** Begin **

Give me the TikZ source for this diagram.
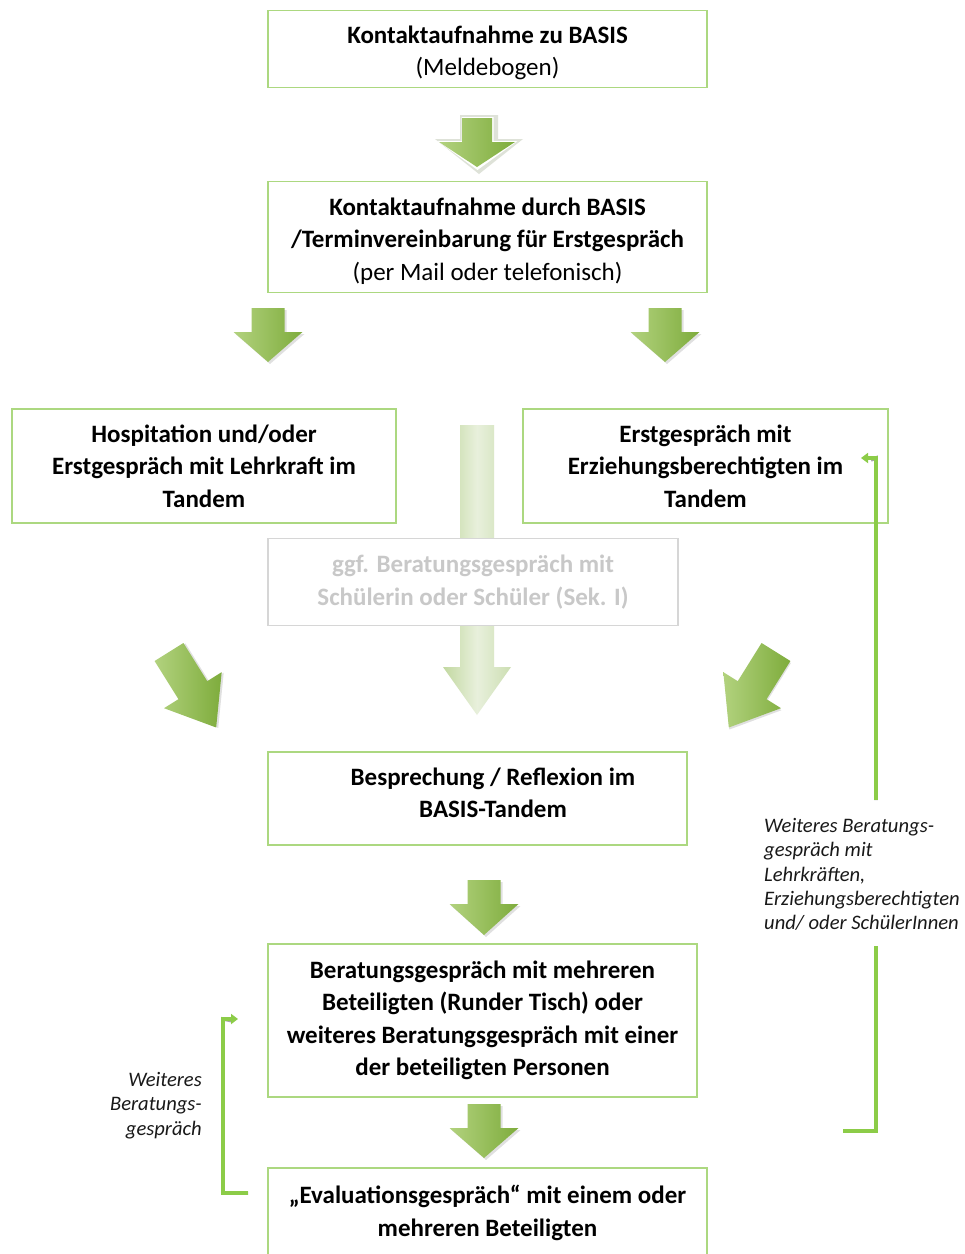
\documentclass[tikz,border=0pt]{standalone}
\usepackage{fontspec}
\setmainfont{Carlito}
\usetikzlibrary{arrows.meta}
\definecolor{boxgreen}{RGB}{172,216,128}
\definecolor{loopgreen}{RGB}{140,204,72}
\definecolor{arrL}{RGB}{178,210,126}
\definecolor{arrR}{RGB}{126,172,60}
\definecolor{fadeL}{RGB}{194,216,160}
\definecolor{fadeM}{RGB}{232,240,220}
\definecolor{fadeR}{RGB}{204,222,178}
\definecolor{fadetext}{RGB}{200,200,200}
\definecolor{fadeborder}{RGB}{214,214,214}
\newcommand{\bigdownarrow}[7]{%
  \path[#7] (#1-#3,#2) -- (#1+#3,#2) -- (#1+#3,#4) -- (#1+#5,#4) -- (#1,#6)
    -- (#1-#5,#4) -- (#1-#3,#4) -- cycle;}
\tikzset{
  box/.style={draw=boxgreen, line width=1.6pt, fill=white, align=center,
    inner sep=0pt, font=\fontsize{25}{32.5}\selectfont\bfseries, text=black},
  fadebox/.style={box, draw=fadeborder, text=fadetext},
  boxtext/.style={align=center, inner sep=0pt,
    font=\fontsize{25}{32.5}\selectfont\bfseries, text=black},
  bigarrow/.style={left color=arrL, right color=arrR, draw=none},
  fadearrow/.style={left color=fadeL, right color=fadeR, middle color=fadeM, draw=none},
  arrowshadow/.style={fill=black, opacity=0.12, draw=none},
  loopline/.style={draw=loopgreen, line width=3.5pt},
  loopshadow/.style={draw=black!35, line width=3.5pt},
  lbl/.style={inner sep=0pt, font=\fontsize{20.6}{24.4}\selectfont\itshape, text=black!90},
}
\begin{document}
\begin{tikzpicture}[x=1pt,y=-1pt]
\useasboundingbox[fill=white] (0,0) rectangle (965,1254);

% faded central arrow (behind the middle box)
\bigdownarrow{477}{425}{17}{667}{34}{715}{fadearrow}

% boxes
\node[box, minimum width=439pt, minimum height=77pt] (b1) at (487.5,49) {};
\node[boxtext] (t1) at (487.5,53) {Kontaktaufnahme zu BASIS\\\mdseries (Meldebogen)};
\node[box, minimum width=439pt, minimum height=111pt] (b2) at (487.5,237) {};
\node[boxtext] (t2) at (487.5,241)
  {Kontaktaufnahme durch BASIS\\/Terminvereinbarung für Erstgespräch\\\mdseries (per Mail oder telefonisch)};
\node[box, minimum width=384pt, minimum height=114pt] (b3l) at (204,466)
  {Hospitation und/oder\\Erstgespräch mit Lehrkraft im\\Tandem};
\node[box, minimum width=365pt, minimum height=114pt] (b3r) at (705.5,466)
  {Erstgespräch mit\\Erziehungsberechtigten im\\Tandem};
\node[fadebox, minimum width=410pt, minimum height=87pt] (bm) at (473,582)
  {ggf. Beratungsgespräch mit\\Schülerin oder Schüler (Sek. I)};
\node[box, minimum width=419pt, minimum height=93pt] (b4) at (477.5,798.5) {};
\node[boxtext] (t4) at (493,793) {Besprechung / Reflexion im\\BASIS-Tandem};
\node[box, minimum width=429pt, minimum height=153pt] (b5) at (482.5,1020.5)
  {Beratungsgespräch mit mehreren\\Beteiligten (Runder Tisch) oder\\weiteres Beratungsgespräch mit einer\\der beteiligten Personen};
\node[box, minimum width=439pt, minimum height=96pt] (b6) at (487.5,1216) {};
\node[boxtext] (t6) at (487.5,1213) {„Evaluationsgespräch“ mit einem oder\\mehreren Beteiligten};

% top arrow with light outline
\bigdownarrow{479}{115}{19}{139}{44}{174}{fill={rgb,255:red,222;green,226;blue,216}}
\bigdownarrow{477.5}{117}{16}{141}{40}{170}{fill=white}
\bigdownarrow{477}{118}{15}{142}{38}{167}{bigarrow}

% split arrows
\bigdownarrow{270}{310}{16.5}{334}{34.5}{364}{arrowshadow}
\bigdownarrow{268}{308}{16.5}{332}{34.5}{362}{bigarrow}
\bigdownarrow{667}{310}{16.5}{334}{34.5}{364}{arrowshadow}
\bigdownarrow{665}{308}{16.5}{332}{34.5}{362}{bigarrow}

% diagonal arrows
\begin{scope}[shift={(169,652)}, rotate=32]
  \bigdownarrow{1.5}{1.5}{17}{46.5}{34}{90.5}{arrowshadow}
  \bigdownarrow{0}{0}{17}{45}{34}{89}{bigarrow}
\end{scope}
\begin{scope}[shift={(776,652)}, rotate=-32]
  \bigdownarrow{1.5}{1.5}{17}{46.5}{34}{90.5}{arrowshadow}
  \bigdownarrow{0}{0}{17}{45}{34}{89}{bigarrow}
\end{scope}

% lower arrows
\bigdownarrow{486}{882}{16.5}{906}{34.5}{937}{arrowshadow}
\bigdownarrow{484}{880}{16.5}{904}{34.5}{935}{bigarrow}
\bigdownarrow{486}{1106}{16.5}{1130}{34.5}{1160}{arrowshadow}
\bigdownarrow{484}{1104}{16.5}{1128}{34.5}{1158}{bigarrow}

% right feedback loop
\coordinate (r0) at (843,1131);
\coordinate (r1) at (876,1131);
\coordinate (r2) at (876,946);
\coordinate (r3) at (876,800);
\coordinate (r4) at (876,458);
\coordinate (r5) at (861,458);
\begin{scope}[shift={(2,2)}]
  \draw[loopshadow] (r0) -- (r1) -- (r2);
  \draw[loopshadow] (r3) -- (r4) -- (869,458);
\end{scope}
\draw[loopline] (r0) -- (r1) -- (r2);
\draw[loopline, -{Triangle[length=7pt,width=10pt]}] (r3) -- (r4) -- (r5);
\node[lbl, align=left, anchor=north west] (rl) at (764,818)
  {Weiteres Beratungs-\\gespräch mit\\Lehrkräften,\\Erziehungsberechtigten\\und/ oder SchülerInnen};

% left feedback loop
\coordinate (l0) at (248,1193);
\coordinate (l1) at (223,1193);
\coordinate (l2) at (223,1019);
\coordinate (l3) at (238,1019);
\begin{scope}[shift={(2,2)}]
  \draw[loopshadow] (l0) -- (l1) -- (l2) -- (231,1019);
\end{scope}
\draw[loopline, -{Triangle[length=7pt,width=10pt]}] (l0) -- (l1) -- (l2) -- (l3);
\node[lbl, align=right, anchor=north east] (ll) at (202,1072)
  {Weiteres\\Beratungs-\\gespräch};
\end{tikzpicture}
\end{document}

** End **

Go through the listing above and write it all out exactly, leaving out any picture.

Give me the TikZ source for this diagram.
\documentclass[tikz,border=0pt]{standalone}
\usepackage{fontspec}
\setmainfont{Carlito}
\usetikzlibrary{arrows.meta}
\definecolor{boxgreen}{RGB}{172,216,128}
\definecolor{loopgreen}{RGB}{140,204,72}
\definecolor{arrL}{RGB}{178,210,126}
\definecolor{arrR}{RGB}{126,172,60}
\definecolor{fadeL}{RGB}{194,216,160}
\definecolor{fadeM}{RGB}{232,240,220}
\definecolor{fadeR}{RGB}{204,222,178}
\definecolor{fadetext}{RGB}{200,200,200}
\definecolor{fadeborder}{RGB}{214,214,214}
\newcommand{\bigdownarrow}[7]{%
  \path[#7] (#1-#3,#2) -- (#1+#3,#2) -- (#1+#3,#4) -- (#1+#5,#4) -- (#1,#6)
    -- (#1-#5,#4) -- (#1-#3,#4) -- cycle;}
\tikzset{
  box/.style={draw=boxgreen, line width=1.6pt, fill=white, align=center,
    inner sep=0pt, font=\fontsize{25}{32.5}\selectfont\bfseries, text=black},
  fadebox/.style={box, draw=fadeborder, text=fadetext},
  boxtext/.style={align=center, inner sep=0pt,
    font=\fontsize{25}{32.5}\selectfont\bfseries, text=black},
  bigarrow/.style={left color=arrL, right color=arrR, draw=none},
  fadearrow/.style={left color=fadeL, right color=fadeR, middle color=fadeM, draw=none},
  arrowshadow/.style={fill=black, opacity=0.12, draw=none},
  loopline/.style={draw=loopgreen, line width=3.5pt},
  loopshadow/.style={draw=black!35, line width=3.5pt},
  lbl/.style={inner sep=0pt, font=\fontsize{20.6}{24.4}\selectfont\itshape, text=black!90},
}
\begin{document}
\begin{tikzpicture}[x=1pt,y=-1pt]
\useasboundingbox[fill=white] (0,0) rectangle (965,1254);

% faded central arrow (behind the middle box)
\bigdownarrow{477}{425}{17}{667}{34}{715}{fadearrow}

% boxes
\node[box, minimum width=439pt, minimum height=77pt] (b1) at (487.5,49) {};
\node[boxtext] (t1) at (487.5,53) {Kontaktaufnahme zu BASIS\\\mdseries (Meldebogen)};
\node[box, minimum width=439pt, minimum height=111pt] (b2) at (487.5,237) {};
\node[boxtext] (t2) at (487.5,241)
  {Kontaktaufnahme durch BASIS\\/Terminvereinbarung für Erstgespräch\\\mdseries (per Mail oder telefonisch)};
\node[box, minimum width=384pt, minimum height=114pt] (b3l) at (204,466)
  {Hospitation und/oder\\Erstgespräch mit Lehrkraft im\\Tandem};
\node[box, minimum width=365pt, minimum height=114pt] (b3r) at (705.5,466)
  {Erstgespräch mit\\Erziehungsberechtigten im\\Tandem};
\node[fadebox, minimum width=410pt, minimum height=87pt] (bm) at (473,582)
  {ggf. Beratungsgespräch mit\\Schülerin oder Schüler (Sek. I)};
\node[box, minimum width=419pt, minimum height=93pt] (b4) at (477.5,798.5) {};
\node[boxtext] (t4) at (493,793) {Besprechung / Reflexion im\\BASIS-Tandem};
\node[box, minimum width=429pt, minimum height=153pt] (b5) at (482.5,1020.5)
  {Beratungsgespräch mit mehreren\\Beteiligten (Runder Tisch) oder\\weiteres Beratungsgespräch mit einer\\der beteiligten Personen};
\node[box, minimum width=439pt, minimum height=96pt] (b6) at (487.5,1216) {};
\node[boxtext] (t6) at (487.5,1213) {„Evaluationsgespräch“ mit einem oder\\mehreren Beteiligten};

% top arrow with light outline
\bigdownarrow{479}{115}{19}{139}{44}{174}{fill={rgb,255:red,222;green,226;blue,216}}
\bigdownarrow{477.5}{117}{16}{141}{40}{170}{fill=white}
\bigdownarrow{477}{118}{15}{142}{38}{167}{bigarrow}

% split arrows
\bigdownarrow{270}{310}{16.5}{334}{34.5}{364}{arrowshadow}
\bigdownarrow{268}{308}{16.5}{332}{34.5}{362}{bigarrow}
\bigdownarrow{667}{310}{16.5}{334}{34.5}{364}{arrowshadow}
\bigdownarrow{665}{308}{16.5}{332}{34.5}{362}{bigarrow}

% diagonal arrows
\begin{scope}[shift={(169,652)}, rotate=32]
  \bigdownarrow{1.5}{1.5}{17}{46.5}{34}{90.5}{arrowshadow}
  \bigdownarrow{0}{0}{17}{45}{34}{89}{bigarrow}
\end{scope}
\begin{scope}[shift={(776,652)}, rotate=-32]
  \bigdownarrow{1.5}{1.5}{17}{46.5}{34}{90.5}{arrowshadow}
  \bigdownarrow{0}{0}{17}{45}{34}{89}{bigarrow}
\end{scope}

% lower arrows
\bigdownarrow{486}{882}{16.5}{906}{34.5}{937}{arrowshadow}
\bigdownarrow{484}{880}{16.5}{904}{34.5}{935}{bigarrow}
\bigdownarrow{486}{1106}{16.5}{1130}{34.5}{1160}{arrowshadow}
\bigdownarrow{484}{1104}{16.5}{1128}{34.5}{1158}{bigarrow}

% right feedback loop
\coordinate (r0) at (843,1131);
\coordinate (r1) at (876,1131);
\coordinate (r2) at (876,946);
\coordinate (r3) at (876,800);
\coordinate (r4) at (876,458);
\coordinate (r5) at (861,458);
\begin{scope}[shift={(2,2)}]
  \draw[loopshadow] (r0) -- (r1) -- (r2);
  \draw[loopshadow] (r3) -- (r4) -- (869,458);
\end{scope}
\draw[loopline] (r0) -- (r1) -- (r2);
\draw[loopline, -{Triangle[length=7pt,width=10pt]}] (r3) -- (r4) -- (r5);
\node[lbl, align=left, anchor=north west] (rl) at (764,818)
  {Weiteres Beratungs-\\gespräch mit\\Lehrkräften,\\Erziehungsberechtigten\\und/ oder SchülerInnen};

% left feedback loop
\coordinate (l0) at (248,1193);
\coordinate (l1) at (223,1193);
\coordinate (l2) at (223,1019);
\coordinate (l3) at (238,1019);
\begin{scope}[shift={(2,2)}]
  \draw[loopshadow] (l0) -- (l1) -- (l2) -- (231,1019);
\end{scope}
\draw[loopline, -{Triangle[length=7pt,width=10pt]}] (l0) -- (l1) -- (l2) -- (l3);
\node[lbl, align=right, anchor=north east] (ll) at (202,1072)
  {Weiteres\\Beratungs-\\gespräch};
\end{tikzpicture}
\end{document}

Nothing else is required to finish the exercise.